Can this semester’s approach be used in an online class, especially an asynchronous one? I’ll be finding out soon, because I’m signed up to teach an asynchronous online version of this course that’s just concluding, during our 6-week spring session starting in just a few short weeks. It’s all well and good to have everything being a timed test, until the test sessions are online — or you don’t have any sessions at all.
Where I go from here
There’s that six-week asynchronous class I just mentioned, and I’m still spitballing ideas for it at the time of this writing. I think the entire concept of asynchronous classes is in peril at this point because of AI, but I am determined to make mine work — exactly how, I’m not sure yet. I’ll be writing about this next month or in June once I have an idea what I’m doing.

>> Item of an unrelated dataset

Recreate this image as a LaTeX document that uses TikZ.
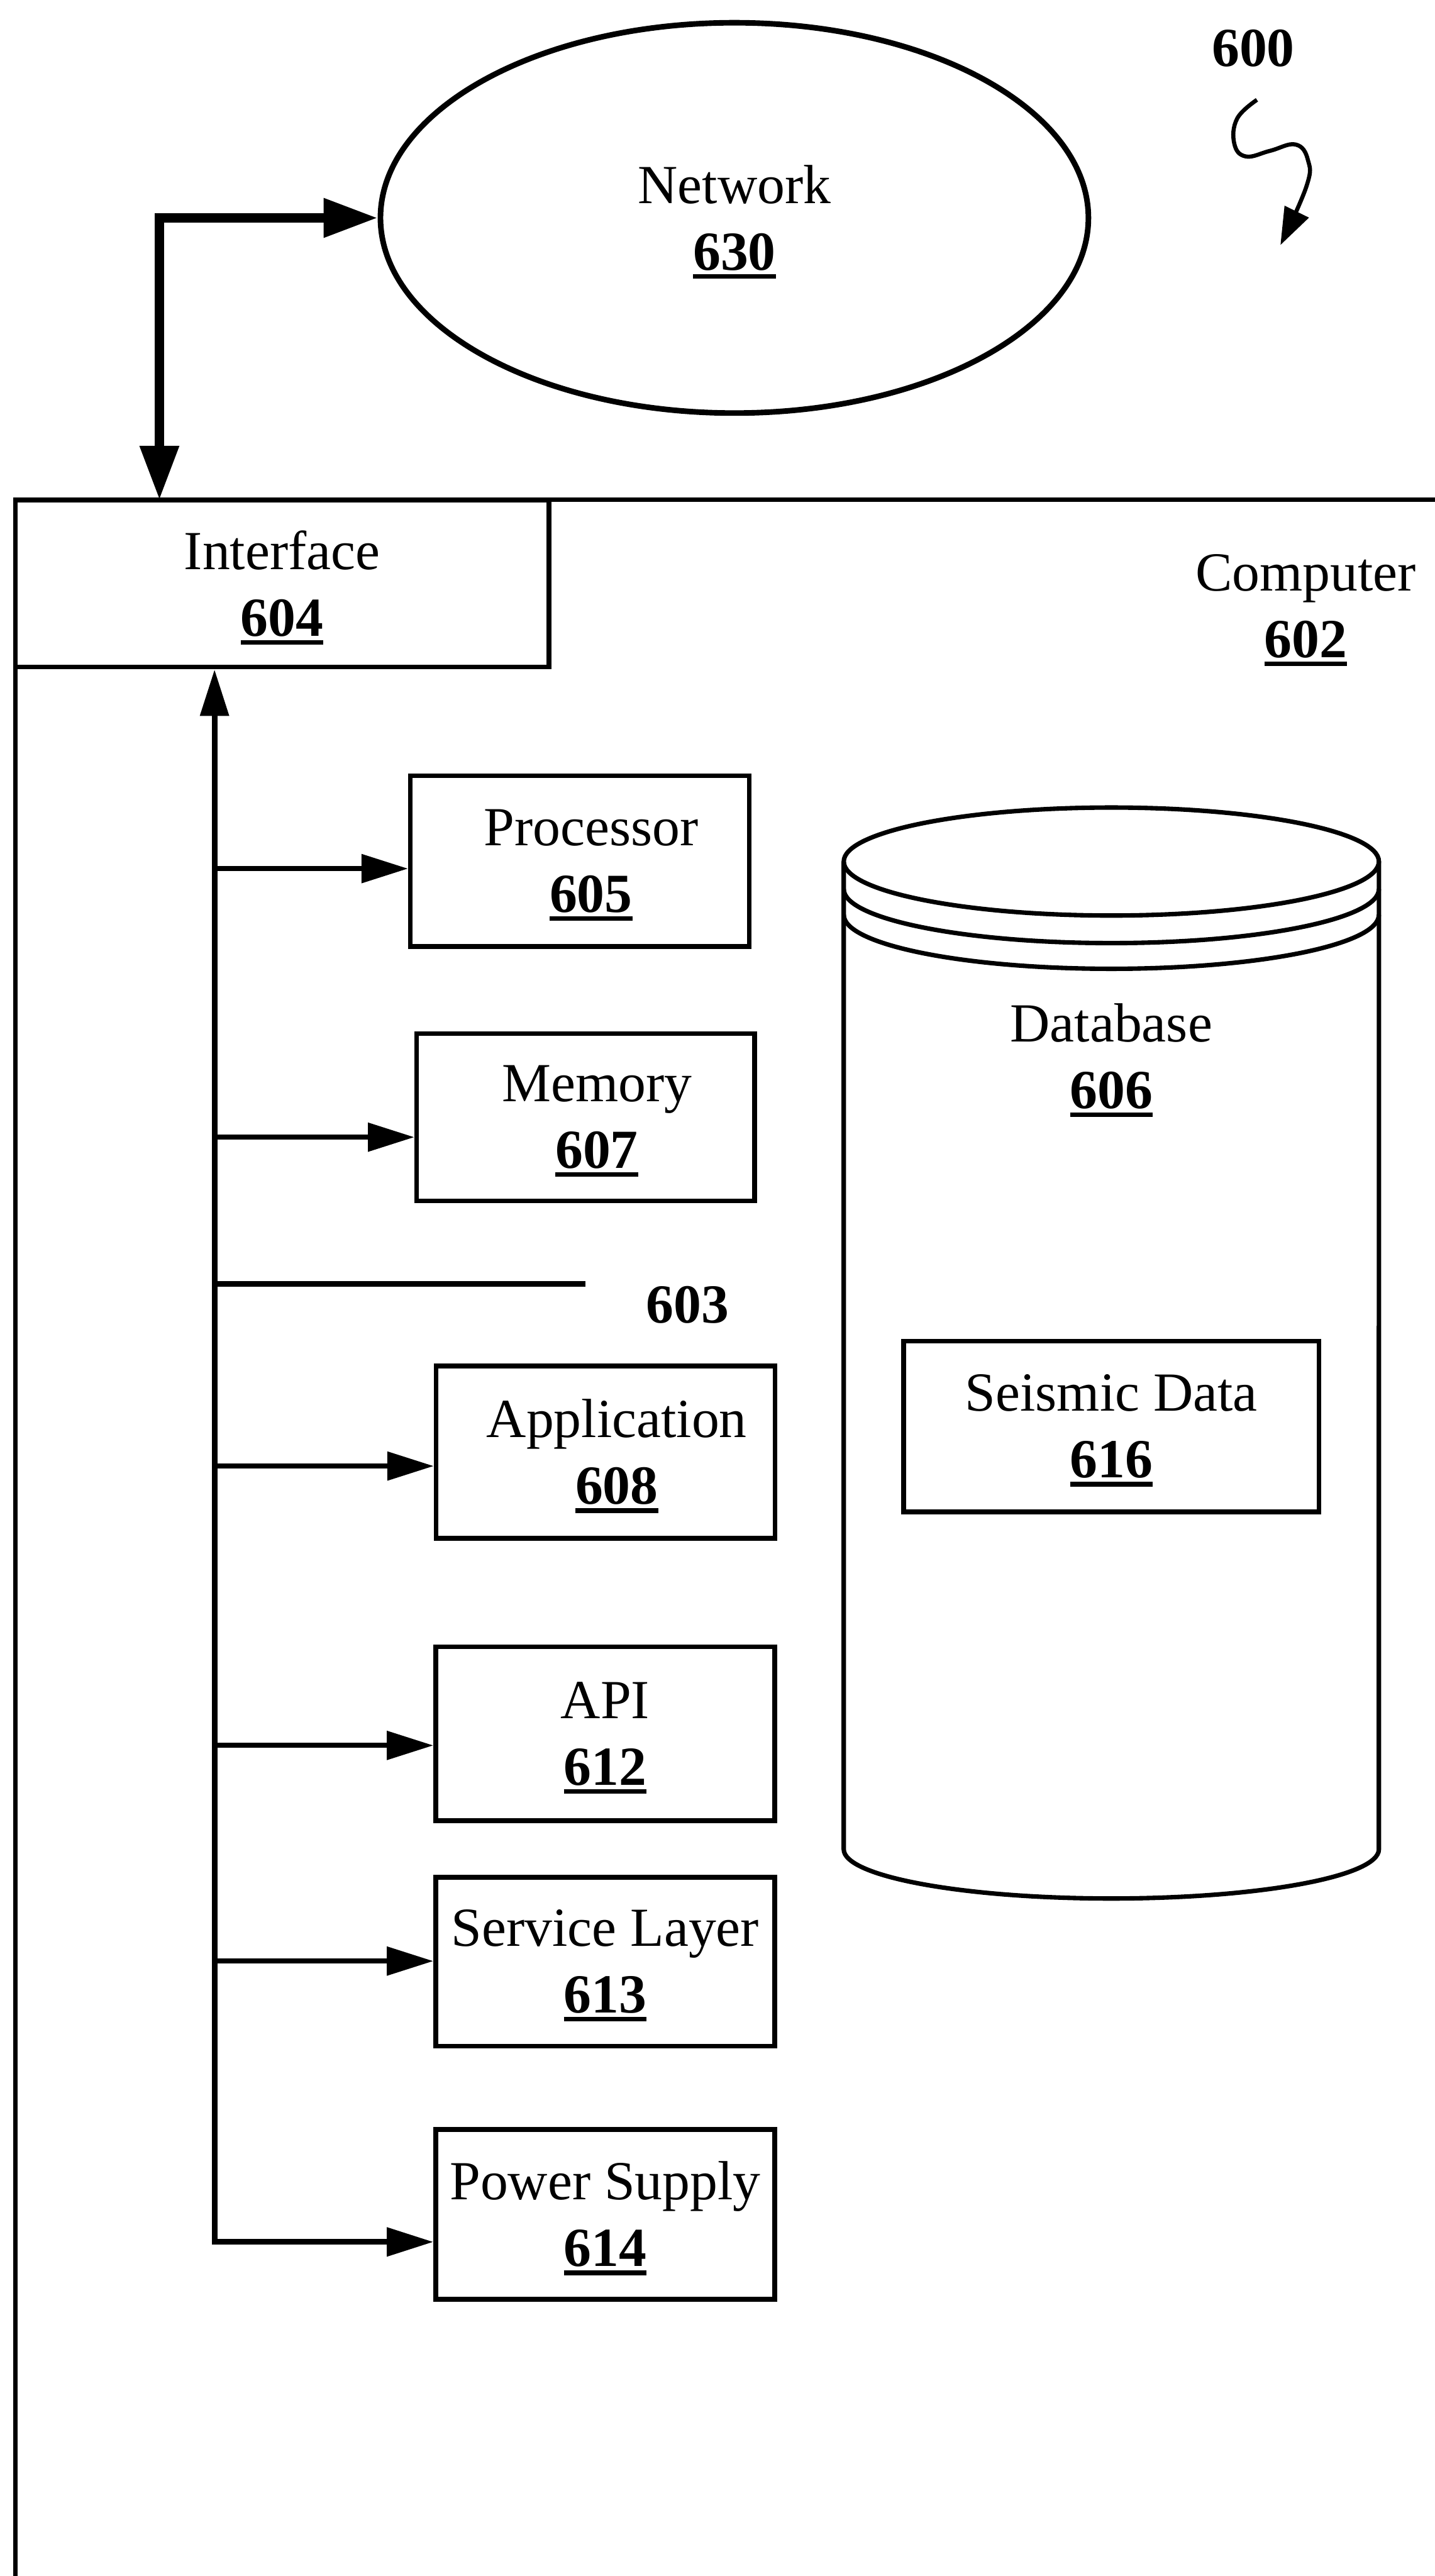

Otherwise, surprisingly, I think I might stick with this format moving forward, at least the broad strokes of it. I like that timed testing virtually eliminates AI worries and puts the use of AI — as a tool for learning and not a replacement for it — in clear view for all of us. However, I do have higher hopes for using AI in class. It’s such an incredibly powerful tool for learning that it seems wasteful to simply ban it or “#resist” it, and I think an alternatively graded course gives the right backdrop as it emphasizes the human element of engaging with a feedback loop. But how? Stay tuned.
FWIW I teach online asynchronous and the AI battle is real. I am of course unable to prove most of it but have designed higher-level assignments so AI can't pass them without out a lot of input (requires a paid subscription) and multiple sophisticated prompts. As I teach middle-and working-class freshmen who can't afford and don't know how to work the better systems, this results in massive numbers of Ds and Fs. It does not promote honesty, alas.
I have also gone to only in-person assessments for my engineering courses. My struggle is that I can’t assess more than 2 learning targets in a 50 minute class. So new attempts tend to be out of class and assessment dates seem too frequent. Any suggestions welcome!